A. Make learning personal.
“It is a lot easier to show kids the value of what they’re learning if you are able to connect that learning to either real-world problems or real-world goals and aspirations they have,” says Chase Nordengren, senior research scientist. So one surefire way to get kids engaged in their learning—even if they have a lot of learning to do before they reach the expectations for their grade—is to get to know them personally and to tie who they are and what they love into their learning as much as possible.
“If you say, ‘Today we are going to learn about finding common denominators,’ that strikes me as both a little bit dull and not necessarily lending itself to academic discourse,” Chase adds. “But if you start the framing with something more like, ‘Today we’re going to learn how to double a recipe,’ it will probably be easier to make the material seem more interesting and relevant, which can lead to great conversations.”
Q. What do I do with kids who seem to have given up?
A. Keep making learning personal.
“This is the most heartbreaking and exciting question,” Vicki says. “I think that if we can put content in the context of something kids care about, like Chase said, then they will see that the skill has value for their own unique goals and aspirations. Once we do that, we can match it with a pathway they can follow as far as they want, and we’ve created those empowered learners Erin often writes about. We have changed their reason for showing up to class every day.”
Embracing mistake making is the heart of growth mindset.
“We have to let go of the idea that some students don’t even want to try because they’re too far down to bother,” says Robin. “We have to give them a reason to want to learn the thing. A percentile, a ranking, a grade won’t do that. But really trying to access their funds of knowledge can.”
A. Embrace mistake making, especially in math.
In math in particular, redefining what success looks like is critical. “What if success is no longer focusing on the right answer, but on the journey?” Tammy asks. “What if I’m teaching and I get more excited about a wrong answer than the right answer? What if I have students help me build on a wrong answer so we can understand how we’re thinking and how the math truly works?”

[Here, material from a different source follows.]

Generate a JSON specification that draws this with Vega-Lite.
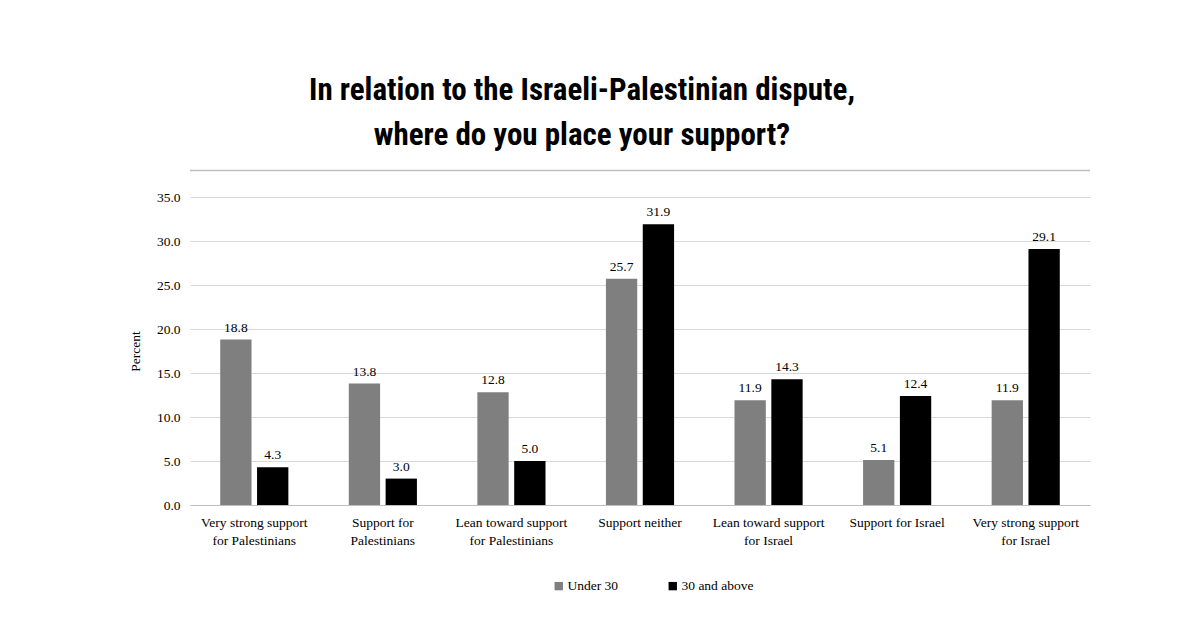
{
  "$schema": "https://vega.github.io/schema/vega-lite/v6.json",
  "autosize": {"type": "none"},
  "padding": {"left": 190, "top": 197, "right": 110, "bottom": 117},
  "width": 900,
  "height": 308,
  "background": "white",
  "title": {
    "text": ["In relation to the Israeli-Palestinian dispute,", "where do you place your support?"],
    "font": "Liberation Sans Narrow, Roboto Condensed, Liberation Sans",
    "fontSize": 31,
    "fontWeight": "bold",
    "color": "#000000",
    "anchor": "middle",
    "dx": -58,
    "lineHeight": 45,
    "offset": 18
  },
  "data": {
    "values": [
      {"support": "Very strong support\nfor Palestinians", "age": "Under 30", "pct": 18.8},
      {"support": "Very strong support\nfor Palestinians", "age": "30 and above", "pct": 4.3},
      {"support": "Support for\nPalestinians", "age": "Under 30", "pct": 13.8},
      {"support": "Support for\nPalestinians", "age": "30 and above", "pct": 3.0},
      {"support": "Lean toward support\nfor Palestinians", "age": "Under 30", "pct": 12.8},
      {"support": "Lean toward support\nfor Palestinians", "age": "30 and above", "pct": 5.0},
      {"support": "Support neither", "age": "Under 30", "pct": 25.7},
      {"support": "Support neither", "age": "30 and above", "pct": 31.9},
      {"support": "Lean toward support\nfor Israel", "age": "Under 30", "pct": 11.9},
      {"support": "Lean toward support\nfor Israel", "age": "30 and above", "pct": 14.3},
      {"support": "Support for Israel", "age": "Under 30", "pct": 5.1},
      {"support": "Support for Israel", "age": "30 and above", "pct": 12.4},
      {"support": "Very strong support\nfor Israel", "age": "Under 30", "pct": 11.9},
      {"support": "Very strong support\nfor Israel", "age": "30 and above", "pct": 29.1}
    ]
  },
  "encoding": {
    "x": {
      "field": "support",
      "type": "nominal",
      "sort": null,
      "title": null,
      "scale": {"paddingInner": 0.47, "paddingOuter": 0.235},
      "axis": {
        "labelAngle": 0,
        "labelExpr": "split(datum.label, '\\n')",
        "labelFont": "Liberation Serif",
        "labelFontSize": 13.5,
        "labelColor": "#000000",
        "labelLineHeight": 18,
        "labelPadding": 10,
        "ticks": false,
        "domainColor": "#bfbfbf",
        "labelBaseline": "top"
      }
    },
    "xOffset": {
      "field": "age",
      "type": "nominal",
      "sort": ["Under 30", "30 and above"],
      "scale": {"paddingInner": 0.15}
    }
  },
  "layer": [
    {
      "mark": {"type": "bar"},
      "encoding": {
        "y": {
          "field": "pct",
          "type": "quantitative",
          "title": "Percent",
          "scale": {"domain": [0, 35]},
          "axis": {
            "values": [0, 5, 10, 15, 20, 25, 30, 35],
            "format": ".1f",
            "labelFont": "Liberation Serif",
            "labelFontSize": 13.5,
            "labelColor": "#000000",
            "labelPadding": 10,
            "titleFont": "Liberation Serif",
            "titleFontSize": 13.5,
            "titleFontWeight": "normal",
            "titleColor": "#000000",
            "titlePadding": 14,
            "ticks": false,
            "domain": false,
            "gridColor": "#d9d9d9"
          }
        },
        "color": {
          "field": "age",
          "type": "nominal",
          "sort": ["Under 30", "30 and above"],
          "scale": {"domain": ["Under 30", "30 and above"], "range": ["#7f7f7f", "#000000"]},
          "legend": {
            "title": null,
            "orient": "none",
            "direction": "horizontal",
            "legendX": 362,
            "legendY": 382,
            "symbolType": "square",
            "symbolSize": 70,
            "symbolStrokeWidth": 0,
            "labelFont": "Liberation Serif",
            "labelFontSize": 13.5,
            "labelColor": "#000000",
            "labelOffset": 2,
            "columnPadding": 47
          }
        }
      }
    },
    {
      "mark": {"type": "text", "baseline": "bottom", "dy": -5, "font": "Liberation Serif", "fontSize": 13.5, "color": "#000000"},
      "encoding": {
        "y": {"field": "pct", "type": "quantitative"},
        "text": {"field": "pct", "type": "quantitative", "format": ".1f"}
      }
    },
    {
      "data": {"values": [{"line": 38}]},
      "mark": {"type": "rule", "color": "#bfbfbf", "strokeWidth": 1.5},
      "encoding": {
        "y": {"field": "line", "type": "quantitative"},
        "x": null,
        "xOffset": null
      }
    }
  ],
  "config": {
    "view": {"stroke": null}
  }
}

“We have as much to learn from mistakes as from the right answer. Maybe more,” Vicki agrees. “Embracing mistake making is the heart of growth mindset.”
Please don’t give up
The pandemic has been brutal for teachers, and it’s been brutal for kids, too. One way to relieve some of the tension is to simply acknowledge the immensely difficult circumstances we find ourselves in. Yes, this is hard. No, this is not what any of us signed up for.
But in those moments of respite—those brief, brief moments of respite—we encourage you to take a few cleansing breaths and try one of the suggestions shared here. Even a small shift in how you think about test scores, goal setting, or funds of knowledge can make this difficult time a little easier to navigate confidently.